Leitkultur ist wichtig und erklärungsbedürftig
309 Februar 2024
Guten Tag
Zu Füßen der Frieden-Pagode in der Nähe von Galle in Sri Lanka steht ein Tempel. Der Mönch lädt die Fremden ein, einzutreten. Fotografieren ist verboten. Der Mönch bietet an, ein Friedensgebet zu sprechen. Die Fremden werden eingeladen, mitzuwirken. Eine Trommel schlägt ein wiederkehrendes Motiv zur Begleitung des kurzen Gebets in srilankesischer Sprache, das mantrartig wiederholt wird. Die Fremden, also wir,dürfen sich mit Schlaginstrumenten beteiligen und verlieren bald die Scheu. Sie sprechen das Gebet mit, schlagen im Takt dazu. Wenn der Mönch sich verbeugt, verbeugen sie sich auch. Nur ein Mann ist mit kurzen Hosen respektlos gekleidet. Keiner hat Schuhe an, wer kann, sitzt im Schneidersitz. Kurzum: die Fremden, also wir, passen sich den buddhistischen Regeln an . Sie tun es sogar offensichtlich gern. Sie hoffen, dass das gemeinsame Gebet zum Frieden in der Welt beiträgt. Die Fremden sind in der Fremde keine Fremdkörper, weil sie sich respektvoll anpassen.
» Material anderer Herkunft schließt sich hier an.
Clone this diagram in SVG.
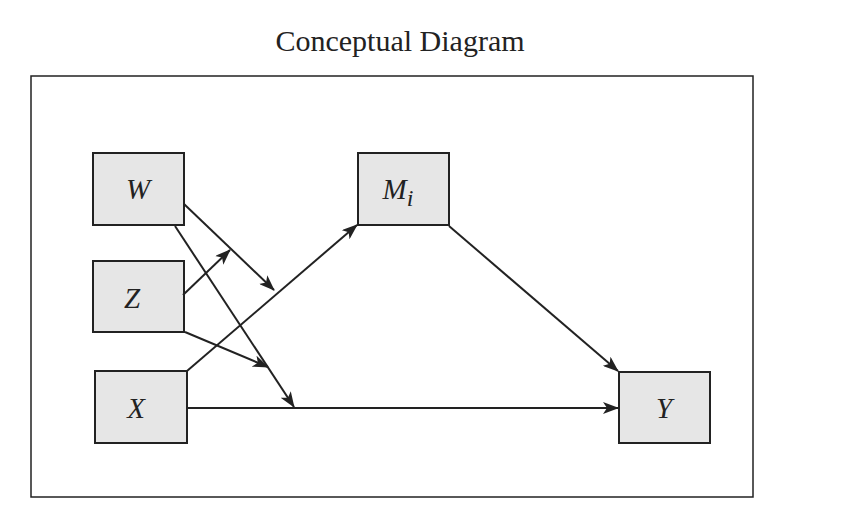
<svg xmlns="http://www.w3.org/2000/svg" width="847" height="527" viewBox="0 0 847 527">
<style>
.box{fill:#e6e6e6;stroke:#222;stroke-width:2}
.lbl{font-family:"Liberation Serif",serif;font-style:italic;font-size:29px;fill:#222;text-anchor:middle}
.c line{stroke:#222;stroke-width:2;marker-end:url(#ah)}
</style>
<defs>
<marker id="ah" viewBox="0 0 16 12" refX="15" refY="6" markerWidth="16" markerHeight="12" markerUnits="userSpaceOnUse" orient="auto">
<path d="M0,0 L16,6 L0,12 L4,6 Z" fill="#222"/>
</marker>
</defs>
<rect width="847" height="527" fill="#fff"/>
<text x="400" y="51" font-family="Liberation Serif,serif" font-size="30" text-anchor="middle" fill="#222">Conceptual Diagram</text>
<rect x="31" y="76" width="722" height="421" fill="none" stroke="#222" stroke-width="1.5"/>
<g id="W"><rect class="box" x="93" y="153" width="91" height="72"/><text class="lbl" x="138" y="199">W</text></g>
<g id="Z"><rect class="box" x="93" y="261" width="91" height="71"/><text class="lbl" x="132" y="308">Z</text></g>
<g id="X"><rect class="box" x="95" y="371" width="92" height="72"/><text class="lbl" x="136" y="418">X</text></g>
<g id="M"><rect class="box" x="358" y="153" width="91" height="72"/><text class="lbl" x="398" y="199">M<tspan font-size="24" dy="7">i</tspan></text></g>
<g id="Y"><rect class="box" x="619" y="372" width="91" height="71"/><text class="lbl" x="664" y="418">Y</text></g>
<g class="c">
<line x1="184" y1="204" x2="274" y2="290"/>
<line x1="175" y1="226" x2="294" y2="407"/>
<line x1="183" y1="295" x2="230" y2="250"/>
<line x1="185" y1="332" x2="268" y2="367"/>
<line x1="187" y1="371" x2="357" y2="225"/>
<line x1="187" y1="408" x2="618" y2="408"/>
<line x1="449" y1="226" x2="618" y2="371"/>
</g>
</svg>
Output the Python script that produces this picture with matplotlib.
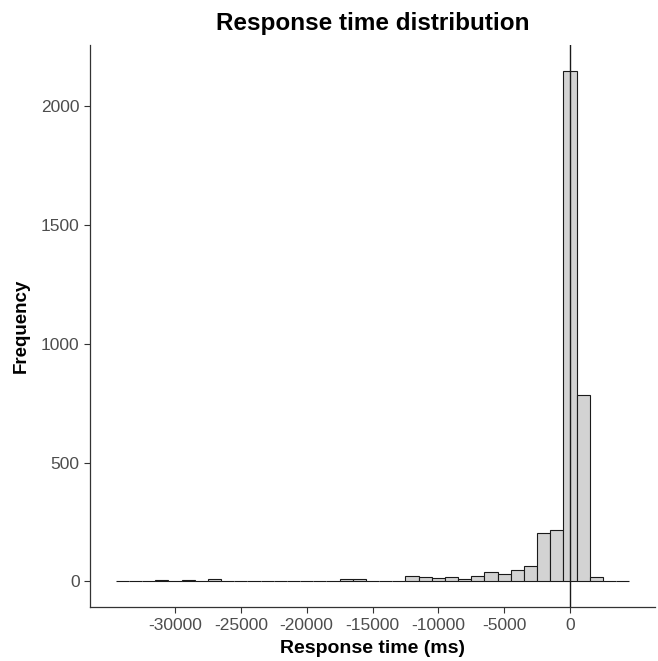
import numpy as np
import matplotlib
matplotlib.use("Agg")
import matplotlib.pyplot as plt

plt.rcParams['font.family'] = ['Liberation Sans', 'DejaVu Sans']
plt.rcParams['axes.unicode_minus'] = False

# histogram bins (centre of each 1000 ms bin) and counts
bin_centers = np.arange(-34000, 5000, 1000)
counts = [0, 1, 1, 5, 1, 6, 1, 12, 1, 1,
          2, 1, 2, 4, 3, 3, 4, 10, 10, 2,
          2, 3, 24, 19, 15, 18, 11, 25, 41, 30,
          50, 67, 205, 218, 2150, 785, 18, 0, 0]
bin_width = 1000

x_ticks = [-30000, -25000, -20000, -15000, -10000, -5000, 0]
y_ticks = [0, 500, 1000, 1500, 2000]

fig = plt.figure(figsize=(6.58, 6.61), dpi=100)
ax = fig.add_axes([90 / 658, 54 / 661, 565 / 658, 562 / 661])

ax.bar(bin_centers, counts, width=bin_width, color='#D3D3D3',
       edgecolor='#1a1a1a', linewidth=0.8, zorder=2)
ax.axvline(0, color='#1a1a1a', linewidth=1.0, zorder=3)

# ggplot-like 5% expansion
lo = bin_centers[0] - bin_width / 2
hi = bin_centers[-1] + bin_width / 2
pad = 0.05 * (hi - lo)
ax.set_xlim(lo - pad, hi + pad)
ymax = max(counts)
ax.set_ylim(-0.05 * ymax, 1.05 * ymax)

ax.set_xticks(x_ticks)
ax.set_yticks(y_ticks)
ax.tick_params(labelsize=12.5, labelcolor='#4D4D4D', length=4, width=0.8,
               color='#333333')
ax.tick_params(axis='x', pad=4)

for side in ('top', 'right'):
    ax.spines[side].set_visible(False)
for side in ('left', 'bottom'):
    ax.spines[side].set_linewidth(0.9)
    ax.spines[side].set_color('#333333')

ax.set_xlabel('Response time (ms)', fontsize=14, fontweight='bold', labelpad=5)
ax.set_ylabel('Frequency', fontsize=13.5, fontweight='bold', labelpad=8)
ax.set_title('Response time distribution', fontsize=17.5, fontweight='bold', pad=11)

fig.savefig('out.png', dpi=100)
Gäbe es in Sri Lanka eine Diskussion um Leitkultur, so wäre in diesem überwiegend buddhistischen Land das richtige Verhalten an und in den Heiligtümern Teil einer Leitkultur.
Als in Deutschland vor 23 Jahren Friedrich Merz den Begriff der Leitkultur einzuführen versuchte, konnten sich Regierung und ein Teil der Medien vor Spott kaum beruhigen. Offenbar gab es kaum etwas Lustigeres als Leitkultur. Jetzt ist die Diskussion wieder oben auf der Agenda. Warum? Weil ein Teil der Fremden sich gegenüber Inhalten und Formen, die den meisten Deutschen wichtig sind, abweisend bis aggressiv verhält.Damit ist die Bereitschaft in Deutschland gewachsen, sich ernsthaft mit dem Thema zu beschäftigen.Das ist begrüßenswert. Zu kurz gekommen ist dabei der Hinweis, dass Inhalte der Leitkultur erklärt werden müssen, ehe sie eingefordert werden können.
Was Leitkultur ausmacht, muss diskutiert werden. Es ist ein Mix aus Inhalten und Formen.
Zu den wichtigen Inhalten zählt das Verständnis von einem Staat, der bei aller Unzulänglichkeit seiner Verwaltung seinen Bürgern kein Feind ist. Wer hier zulande Asyl beantragt, kommt aus Ländern, in denen der Staat entweder gar nicht funktioniert oder für Willkür, Korruption und Unterdrückung seiner Bürger steht. Der Bürger erlebt ihn dort als Feind. Dieser Unterschied muss erklärt werden, bevor er eingefordert werden kann.
Zweites Beispiel: Deutscher Sonderfall Antisemitismus. Zumal, wenn die Migranten aus Ländern stammen, in denen sie frühzeitig den Hass auf Juden und Israel gepredigt bekommen.
Allein diese beiden Beispiele zeigen, dass leitkulturelle Inhalte breit diskutiert gehören, bevor sie den Migranten verdeutlicht werden als ein Erfordernis für ein gedeihliches Zusammenleben hierzulande.